> _SHORT PROBLEM_: Print, exactly and with both ends included, the lines below that run from the one containing "Give me the matplotlib source for this chart." to the one containing "plt.rcParams['font.family'] = ['Liberation". Pictures are omitted.

> _RECORD SET_:
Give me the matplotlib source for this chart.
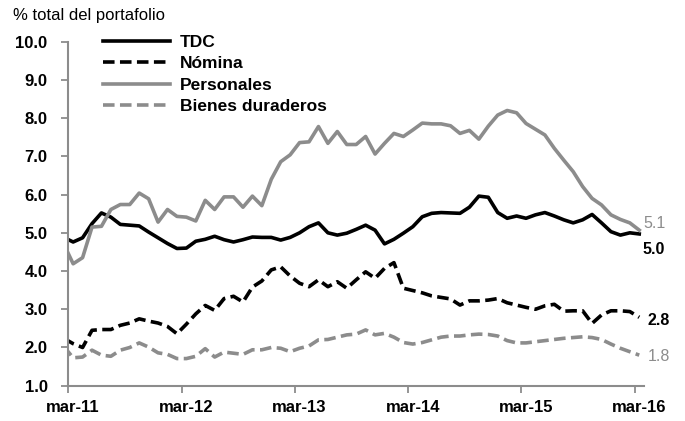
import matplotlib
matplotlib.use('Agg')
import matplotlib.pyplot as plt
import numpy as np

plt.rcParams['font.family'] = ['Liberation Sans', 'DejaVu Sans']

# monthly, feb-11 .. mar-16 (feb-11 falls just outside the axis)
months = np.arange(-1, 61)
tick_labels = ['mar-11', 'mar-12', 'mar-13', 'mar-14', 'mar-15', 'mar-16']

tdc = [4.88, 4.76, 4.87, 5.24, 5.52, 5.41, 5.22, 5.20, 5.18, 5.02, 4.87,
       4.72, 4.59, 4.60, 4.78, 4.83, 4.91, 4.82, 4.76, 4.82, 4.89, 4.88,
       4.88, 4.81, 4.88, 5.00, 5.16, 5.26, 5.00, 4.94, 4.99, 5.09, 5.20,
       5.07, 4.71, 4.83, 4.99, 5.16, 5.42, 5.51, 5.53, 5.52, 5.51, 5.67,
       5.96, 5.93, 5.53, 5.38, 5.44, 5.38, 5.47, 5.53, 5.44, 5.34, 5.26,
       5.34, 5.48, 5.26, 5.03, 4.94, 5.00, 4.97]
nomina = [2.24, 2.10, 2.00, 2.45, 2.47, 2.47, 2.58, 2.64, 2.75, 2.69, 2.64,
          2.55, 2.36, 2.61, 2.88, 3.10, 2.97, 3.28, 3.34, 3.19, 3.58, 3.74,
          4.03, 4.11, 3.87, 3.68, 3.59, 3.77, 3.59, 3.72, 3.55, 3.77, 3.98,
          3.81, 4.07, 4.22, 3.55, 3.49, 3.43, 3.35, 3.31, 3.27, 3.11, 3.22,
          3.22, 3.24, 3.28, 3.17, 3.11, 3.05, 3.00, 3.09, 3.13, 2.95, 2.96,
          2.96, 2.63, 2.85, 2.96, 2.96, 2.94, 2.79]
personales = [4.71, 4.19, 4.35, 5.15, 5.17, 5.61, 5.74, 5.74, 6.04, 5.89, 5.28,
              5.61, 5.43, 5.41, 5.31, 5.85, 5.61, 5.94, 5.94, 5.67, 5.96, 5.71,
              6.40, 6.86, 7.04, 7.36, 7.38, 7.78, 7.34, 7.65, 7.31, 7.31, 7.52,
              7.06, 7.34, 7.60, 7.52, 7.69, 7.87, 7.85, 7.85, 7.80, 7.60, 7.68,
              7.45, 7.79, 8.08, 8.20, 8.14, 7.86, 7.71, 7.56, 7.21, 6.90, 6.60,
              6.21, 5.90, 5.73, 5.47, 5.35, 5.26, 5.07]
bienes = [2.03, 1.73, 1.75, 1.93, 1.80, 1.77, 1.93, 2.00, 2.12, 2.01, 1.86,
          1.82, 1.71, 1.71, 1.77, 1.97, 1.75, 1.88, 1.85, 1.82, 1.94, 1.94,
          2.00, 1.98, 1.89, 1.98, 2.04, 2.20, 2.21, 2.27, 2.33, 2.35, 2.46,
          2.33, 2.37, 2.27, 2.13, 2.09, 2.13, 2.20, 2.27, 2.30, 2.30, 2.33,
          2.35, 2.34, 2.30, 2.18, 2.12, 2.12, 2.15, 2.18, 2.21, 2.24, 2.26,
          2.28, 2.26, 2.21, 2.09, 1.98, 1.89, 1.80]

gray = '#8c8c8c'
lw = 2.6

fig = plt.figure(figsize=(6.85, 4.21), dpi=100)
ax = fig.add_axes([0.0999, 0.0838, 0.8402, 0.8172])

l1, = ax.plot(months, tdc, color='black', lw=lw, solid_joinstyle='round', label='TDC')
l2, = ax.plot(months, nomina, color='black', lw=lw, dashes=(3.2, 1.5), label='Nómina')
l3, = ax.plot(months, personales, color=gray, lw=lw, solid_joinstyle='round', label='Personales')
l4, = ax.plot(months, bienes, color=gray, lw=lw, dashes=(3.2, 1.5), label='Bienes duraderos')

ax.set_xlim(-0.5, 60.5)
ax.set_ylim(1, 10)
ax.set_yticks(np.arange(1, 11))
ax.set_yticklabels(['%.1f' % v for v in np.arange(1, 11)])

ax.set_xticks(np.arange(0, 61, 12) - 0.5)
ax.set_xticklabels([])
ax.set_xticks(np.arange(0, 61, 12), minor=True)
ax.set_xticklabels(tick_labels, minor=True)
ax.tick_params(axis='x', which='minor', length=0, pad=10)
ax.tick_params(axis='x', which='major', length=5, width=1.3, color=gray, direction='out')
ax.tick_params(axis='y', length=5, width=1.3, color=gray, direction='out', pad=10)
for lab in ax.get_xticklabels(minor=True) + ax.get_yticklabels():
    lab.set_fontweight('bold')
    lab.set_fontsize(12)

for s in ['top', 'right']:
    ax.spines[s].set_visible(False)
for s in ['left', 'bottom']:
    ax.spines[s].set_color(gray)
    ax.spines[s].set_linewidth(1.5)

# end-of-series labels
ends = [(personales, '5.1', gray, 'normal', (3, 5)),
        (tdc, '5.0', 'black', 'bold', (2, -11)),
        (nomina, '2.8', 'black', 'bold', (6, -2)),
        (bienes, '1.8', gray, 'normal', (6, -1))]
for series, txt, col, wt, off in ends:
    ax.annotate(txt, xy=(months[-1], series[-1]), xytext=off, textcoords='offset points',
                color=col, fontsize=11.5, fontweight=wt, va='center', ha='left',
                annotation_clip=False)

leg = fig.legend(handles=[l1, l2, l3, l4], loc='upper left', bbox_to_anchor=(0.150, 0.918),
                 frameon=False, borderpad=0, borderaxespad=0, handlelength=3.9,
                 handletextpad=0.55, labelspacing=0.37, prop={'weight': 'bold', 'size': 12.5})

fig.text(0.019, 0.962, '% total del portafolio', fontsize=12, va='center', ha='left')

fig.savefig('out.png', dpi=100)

---

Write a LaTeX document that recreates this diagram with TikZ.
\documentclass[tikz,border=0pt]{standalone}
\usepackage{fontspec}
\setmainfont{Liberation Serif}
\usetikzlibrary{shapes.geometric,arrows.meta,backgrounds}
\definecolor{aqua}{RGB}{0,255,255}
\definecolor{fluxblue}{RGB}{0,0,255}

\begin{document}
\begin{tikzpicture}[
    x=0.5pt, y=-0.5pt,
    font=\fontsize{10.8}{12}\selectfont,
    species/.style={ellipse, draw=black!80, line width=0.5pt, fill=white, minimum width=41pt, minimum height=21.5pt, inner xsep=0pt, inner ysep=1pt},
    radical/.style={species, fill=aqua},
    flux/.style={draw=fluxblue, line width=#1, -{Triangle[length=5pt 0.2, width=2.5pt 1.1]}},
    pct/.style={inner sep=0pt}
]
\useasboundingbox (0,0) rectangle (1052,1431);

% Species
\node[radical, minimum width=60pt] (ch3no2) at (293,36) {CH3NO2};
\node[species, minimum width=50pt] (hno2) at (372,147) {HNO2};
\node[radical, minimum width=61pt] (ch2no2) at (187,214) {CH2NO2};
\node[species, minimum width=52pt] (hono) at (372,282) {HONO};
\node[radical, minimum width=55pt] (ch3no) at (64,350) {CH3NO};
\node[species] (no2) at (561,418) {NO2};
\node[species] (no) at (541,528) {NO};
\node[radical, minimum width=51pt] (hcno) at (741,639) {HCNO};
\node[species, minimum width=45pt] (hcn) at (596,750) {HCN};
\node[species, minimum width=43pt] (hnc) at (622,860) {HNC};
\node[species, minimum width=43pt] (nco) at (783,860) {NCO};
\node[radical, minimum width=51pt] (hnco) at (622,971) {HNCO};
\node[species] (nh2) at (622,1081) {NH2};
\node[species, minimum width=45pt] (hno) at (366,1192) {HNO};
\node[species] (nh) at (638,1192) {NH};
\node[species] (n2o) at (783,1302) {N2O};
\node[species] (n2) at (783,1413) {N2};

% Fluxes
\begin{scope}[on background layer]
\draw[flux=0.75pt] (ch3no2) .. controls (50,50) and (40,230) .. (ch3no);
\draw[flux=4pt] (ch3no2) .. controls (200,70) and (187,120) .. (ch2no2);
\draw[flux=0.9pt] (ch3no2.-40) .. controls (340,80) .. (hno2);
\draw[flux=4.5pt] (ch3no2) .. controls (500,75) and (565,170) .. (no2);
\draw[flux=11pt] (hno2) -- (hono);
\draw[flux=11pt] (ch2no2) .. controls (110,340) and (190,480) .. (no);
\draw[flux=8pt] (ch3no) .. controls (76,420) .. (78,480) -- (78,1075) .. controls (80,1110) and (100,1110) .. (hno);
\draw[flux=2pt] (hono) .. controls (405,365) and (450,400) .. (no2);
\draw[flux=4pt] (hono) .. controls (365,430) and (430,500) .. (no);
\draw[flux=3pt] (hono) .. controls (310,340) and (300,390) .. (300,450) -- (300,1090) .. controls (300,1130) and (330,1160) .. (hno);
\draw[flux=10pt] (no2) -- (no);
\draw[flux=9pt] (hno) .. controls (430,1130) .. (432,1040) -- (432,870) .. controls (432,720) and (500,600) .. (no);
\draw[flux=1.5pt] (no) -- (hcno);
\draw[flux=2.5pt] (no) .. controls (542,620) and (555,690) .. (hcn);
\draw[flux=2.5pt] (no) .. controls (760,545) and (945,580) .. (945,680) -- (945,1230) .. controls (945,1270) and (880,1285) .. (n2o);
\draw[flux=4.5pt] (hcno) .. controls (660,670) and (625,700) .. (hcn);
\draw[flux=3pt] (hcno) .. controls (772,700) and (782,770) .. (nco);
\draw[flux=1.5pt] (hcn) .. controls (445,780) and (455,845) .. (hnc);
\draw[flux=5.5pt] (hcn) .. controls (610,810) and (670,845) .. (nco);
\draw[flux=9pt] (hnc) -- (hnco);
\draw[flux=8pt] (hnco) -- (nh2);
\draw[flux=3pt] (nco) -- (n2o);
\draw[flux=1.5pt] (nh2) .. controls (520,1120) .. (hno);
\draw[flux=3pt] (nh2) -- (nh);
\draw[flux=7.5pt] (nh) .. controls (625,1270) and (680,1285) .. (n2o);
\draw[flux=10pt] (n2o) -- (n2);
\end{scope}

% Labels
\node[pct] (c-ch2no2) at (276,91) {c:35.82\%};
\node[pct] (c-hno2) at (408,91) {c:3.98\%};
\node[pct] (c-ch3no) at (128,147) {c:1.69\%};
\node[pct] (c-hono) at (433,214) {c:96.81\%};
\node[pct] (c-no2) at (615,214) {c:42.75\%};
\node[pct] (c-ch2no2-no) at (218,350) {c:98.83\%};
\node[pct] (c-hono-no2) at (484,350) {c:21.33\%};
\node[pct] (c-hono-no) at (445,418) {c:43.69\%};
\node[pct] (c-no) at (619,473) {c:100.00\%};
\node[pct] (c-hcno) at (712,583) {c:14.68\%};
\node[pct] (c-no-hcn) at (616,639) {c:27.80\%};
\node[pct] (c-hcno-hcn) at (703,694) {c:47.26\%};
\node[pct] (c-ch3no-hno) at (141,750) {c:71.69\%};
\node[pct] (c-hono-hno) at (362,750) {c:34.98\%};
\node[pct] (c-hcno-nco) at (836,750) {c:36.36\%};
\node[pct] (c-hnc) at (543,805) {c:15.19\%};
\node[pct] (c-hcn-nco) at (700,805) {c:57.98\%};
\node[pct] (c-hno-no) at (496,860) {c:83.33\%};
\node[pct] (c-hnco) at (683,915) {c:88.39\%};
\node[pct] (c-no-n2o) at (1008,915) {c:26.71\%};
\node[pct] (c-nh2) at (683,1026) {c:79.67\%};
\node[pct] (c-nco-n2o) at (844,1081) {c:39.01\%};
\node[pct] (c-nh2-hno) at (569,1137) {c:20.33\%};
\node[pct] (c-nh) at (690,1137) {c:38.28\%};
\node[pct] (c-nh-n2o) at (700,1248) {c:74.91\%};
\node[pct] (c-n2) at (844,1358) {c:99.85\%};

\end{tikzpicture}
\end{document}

> _EXPECTED ANSWER_:
Give me the matplotlib source for this chart.
import matplotlib
matplotlib.use('Agg')
import matplotlib.pyplot as plt
import numpy as np

plt.rcParams['font.family'] = ['Liberation Sans', 'DejaVu Sans']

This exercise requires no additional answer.